Tym sposobem na pewno nie jest darowizna! Mało kto wie, ale nawet jeśli w spadku nie ma już domu (bo zmarły wujek darował Ci go za życia), ten dom i tak się uwzględnia wyliczając wartość zachowku. W największym, naprawdę maksymalnym uproszczeniu wygląda to tak, że traktuje się wartość domu tak, jak gdyby był on nadal w spadku. Dlaczego? Bo tak mówi kodeks cywilny. Zgodnie z jego przepisami (konkretnie art. 993 kc) przy obliczaniu zachowku dolicza się do spadku darowizny oraz zapisy windykacyjne dokonane przez spadkodawcę. I to w zasadzie nawet 20 – 30 lat temu!* Zatem wysokość zachowku liczy się od spadku, do którego dolicza się wartość dokonanych za życia darowizn.
Co zatem zrobić aby zachowku nie płacić?
Istnieje jednak umowa, która pozwala zachowku nie płacić. Jaka to umowa? Dożywocia.
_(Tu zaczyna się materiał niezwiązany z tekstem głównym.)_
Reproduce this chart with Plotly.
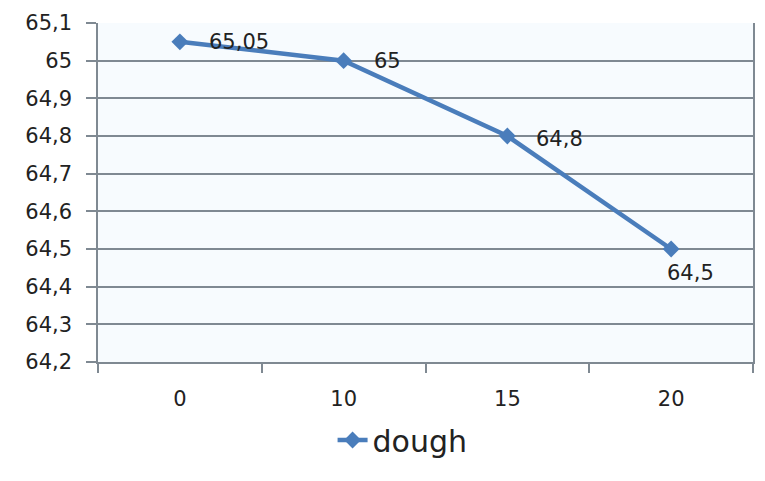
import plotly.graph_objects as go

# Dough measurements at each level
categories = ["0", "10", "15", "20"]
dough = [65.05, 65.0, 64.8, 64.5]
y_ticks = [64.2, 64.3, 64.4, 64.5, 64.6, 64.7, 64.8, 64.9, 65.0, 65.1]


def fmt(v):
    s = f"{v:.2f}".rstrip("0").rstrip(".")
    return s.replace(".", ",")


y_ticktext = [fmt(v) for v in y_ticks]
labels = [fmt(v) for v in dough]

LINE = "#4a7dbb"
GRID = "#7f8992"
FONT = "DejaVu Sans"
TXT = "#222"

fig = go.Figure()
fig.add_trace(go.Scatter(
    x=categories, y=dough, mode="lines+markers", name="dough",
    line=dict(color=LINE, width=4.5),
    marker=dict(symbol="diamond", size=13, color=LINE),
))

# Data labels beside each point (the last one sits below its point)
offsets = [(27, 0), (28, 0), (27, -3), (-6, -24)]
for i, (val, txt, (dx, dy)) in enumerate(zip(dough, labels, offsets)):
    fig.add_annotation(x=i, y=val, text=txt, showarrow=False,
                       xanchor="left", yanchor="middle", xshift=dx, yshift=dy,
                       font=dict(family=FONT, size=21, color=TXT))

fig.update_layout(
    width=765, height=481,
    margin=dict(l=98, r=10, t=23, b=119),
    paper_bgcolor="white", plot_bgcolor="#f7fbfe",
    font=dict(family=FONT, size=21, color=TXT),
    showlegend=True,
    legend=dict(orientation="h", x=0.465, xanchor="center", y=-0.23,
                yanchor="middle", font=dict(size=30, color=TXT),
                bgcolor="rgba(0,0,0,0)"),
)
fig.update_xaxes(
    type="category", range=[-0.5, 3.5], tickson="boundaries",
    ticks="outside", ticklen=9, tickcolor=GRID, tickwidth=1.5,
    showline=True, linecolor=GRID, linewidth=1.5, showgrid=False,
    ticklabelstandoff=17, tickfont=dict(size=21, color=TXT),
)
fig.update_yaxes(
    range=[64.2, 65.1], tickvals=y_ticks, ticktext=y_ticktext,
    ticks="outside", ticklen=10, tickcolor=GRID, tickwidth=1.5,
    showline=True, mirror=True, linecolor=GRID, linewidth=1.5,
    showgrid=True, gridcolor=GRID, gridwidth=1.5, zeroline=False,
    ticklabelstandoff=10, tickfont=dict(size=21, color=TXT),
)

fig.write_html("out.html")
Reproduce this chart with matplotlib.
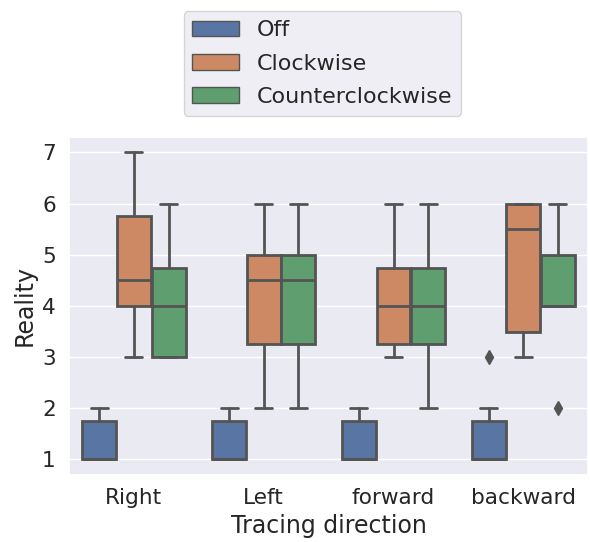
import matplotlib
matplotlib.use("Agg")
import matplotlib.pyplot as plt
import matplotlib.patches as mpatches
import seaborn as sns

directions = ["Right", "Left", "forward", "backward"]
conditions = ["Off", "Clockwise", "Counterclockwise"]

# box statistics per condition, one value per direction
q1 = {
    "Off": [1, 1, 1, 1],
    "Clockwise": [4, 3.25, 3.25, 3.5],
    "Counterclockwise": [3, 3.25, 3.25, 4],
}
med = {
    "Off": [1, 1, 1, 1],
    "Clockwise": [4.5, 4.5, 4, 5.5],
    "Counterclockwise": [4, 4.5, 4, 4],
}
q3 = {
    "Off": [1.75, 1.75, 1.75, 1.75],
    "Clockwise": [5.75, 5, 4.75, 6],
    "Counterclockwise": [4.75, 5, 4.75, 5],
}
whislo = {
    "Off": [1, 1, 1, 1],
    "Clockwise": [3, 2, 3, 3],
    "Counterclockwise": [3, 2, 2, 4],
}
whishi = {
    "Off": [2, 2, 2, 2],
    "Clockwise": [7, 6, 6, 6],
    "Counterclockwise": [6, 6, 6, 6],
}
fliers = {
    "Off": [[], [], [], [3]],
    "Clockwise": [[], [], [], []],
    "Counterclockwise": [[], [], [], [2]],
}

sns.set_theme(style="darkgrid", font_scale=1.42)
colors = [sns.desaturate(c, 0.75) for c in sns.color_palette("deep", 3)]
gray = (0.33, 0.33, 0.33)
lw = 2.0

fig = plt.figure(figsize=(5.9, 5.42), dpi=100)
ax = fig.add_axes([0.117, 0.124, 0.88, 0.623])

each = 0.8 / len(conditions)
for j, cond in enumerate(conditions):
    stats = []
    for i in range(len(directions)):
        stats.append(dict(med=med[cond][i], q1=q1[cond][i], q3=q3[cond][i],
                          whislo=whislo[cond][i], whishi=whishi[cond][i],
                          fliers=fliers[cond][i]))
    pos = [i + (j - 1) * each for i in range(len(directions))]
    ax.bxp(stats, positions=pos, widths=each * 0.98, patch_artist=True,
           manage_ticks=False,
           boxprops=dict(facecolor=colors[j], edgecolor=gray, linewidth=lw),
           medianprops=dict(color=gray, linewidth=lw),
           whiskerprops=dict(color=gray, linewidth=lw),
           capprops=dict(color=gray, linewidth=lw),
           flierprops=dict(marker="d", markerfacecolor=gray, markeredgecolor=gray,
                           markersize=7))

ax.set_xlim(-0.5, len(directions) - 0.5)
ax.set_ylim(0.7, 7.3)
ax.set_xticks(range(len(directions)))
ax.set_xticklabels(directions)
ax.set_yticks([1, 2, 3, 4, 5, 6, 7])
ax.xaxis.grid(False)
ax.set_xlabel("Tracing direction")
ax.set_ylabel("Reality")

handles = [mpatches.Patch(facecolor=colors[j], edgecolor=gray, linewidth=1, label=c)
           for j, c in enumerate(conditions)]
ax.legend(handles=handles, loc="lower center", bbox_to_anchor=(0.488, 1.03),
          fontsize=16, labelspacing=0.6, handlelength=2.1)

fig.savefig("out.png")
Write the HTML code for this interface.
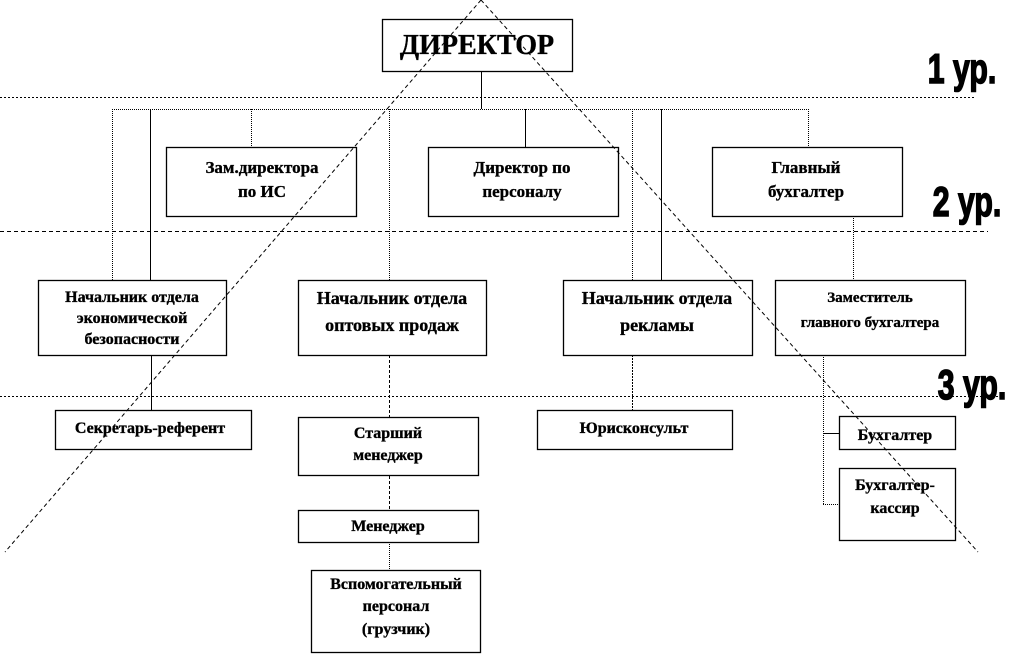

Polega ona na tym że właściciel nieruchomości, jeszcze za życia oddaje Ci nieruchomość. Ale nie za darmo, tylko w zamian za opiekę, prawo do zamieszkiwania w domu, obowiązek pochowania. Wszystko to zapisane jest w akcie notarialnym umowy dożywocia. Bo umowę trzeba podpisać w takiej formie. Ponieważ takie przekazanie domu nie jest darowizną, domu po śmierci właściciela, nie wlicza się do masy spadkowej. Zatem jeśli wujek napisał testament na Twoją rzecz, ale po śmierci zostawił tylko bibliotekę książek, bo dom przepisał za życia umową dożywocia, w spadek wlicza się tylko… książki! Ewentualny zachowek byłby zatem liczony tylko od ich wartości.
Nie chcesz płacić? Podpisz umowę dożywocia.
Zatem aby nie płacić zachowku po śmierci, najlepiej podpisać umowę dożywocia. Dobrze o tym wiedzieć. Bywa bowiem, że pisząc testament – wujek czy ciocia – chce się w ten sposób odwdzięczyć. Za naszą opiekę i wsparcie w czasie choroby, której nie dała mu najbliższa rodzina. Nie wie jednak, że takie rozporządzenie majątkiem po śmierci, oznaczać może dla nas… konieczność zapłaty. Tymczasem umowy dożywocia, do zachowku się nie wlicza. Co więcej, dzięki umowie dożywocia, wujek czy ciocia ma zapewnione utrzymanie do końca życia. Umowa dożywocia oznacza bowiem zobowiązanie do zapewnienia dożywotniego utrzymania. Co to oznacza? Jeśli nie zostanie to zapisane inaczej, przyjęcie jako domownika, dostarczanie wyżywienia, ubrania, mieszkania, światła i opału, zapewnienie odpowiedniej pomocy i pielęgnowania w chorobie oraz sprawienie pogrzebu.
Sądy uznają ten fakt.
To że dożywocie „chroni przed zachowkiem”, podkreślały i analizowały Sądy. Często zdarza się bowiem, że osoby które domagają się zachowku, chcą doliczać taką nieruchomość do masy spadkowej. I od niej liczyć zachowek. Bezskutecznie. Jak wskazał przykładowo w jednym z wyroków Sąd Apelacyjny we Wrocławiu: „wartość nieruchomości przeniesionej przez spadkodawcę na nabywcę w zamian za dożywotnie utrzymanie, tj. w wykonaniu umowy dożywocia (art. 908 k.c.) nie dolicza się do substratu zachowku. Dożywocie jest umową wzajemną i odpłatną i również przy literalnym ujmowaniu darowizny w rozumieniu przepisów o zachowku nie może ona mieć znaczenia z tego punktu widzenia. Nawet w razie obiektywnej niewspółmierności świadczeń nie ma tutaj częściowej darowizny. Ze względu na wyraźne wyróżnienie dożywocia jako odrębnego typu umowy wzajemnej nie da się obronić poglądu, że w razie niewspółmierności świadczeń jest to darowizna obciążona obowiązkiem świadczenia (donatio sub modo) – patrz: „Zachowek w polskim prawie spadkowym” Paweł Księżak, Wyd. 2, Lexis Nexis, Warszawa 2012, str. 315.”.
Wskazuję, że przedstawiane przez mnie na blogu treści, nie są poradą prawną. Z uwagi na zmiany przepisów prawnych jak i orzecznictwa, ich aktualność może ulegać zmianie.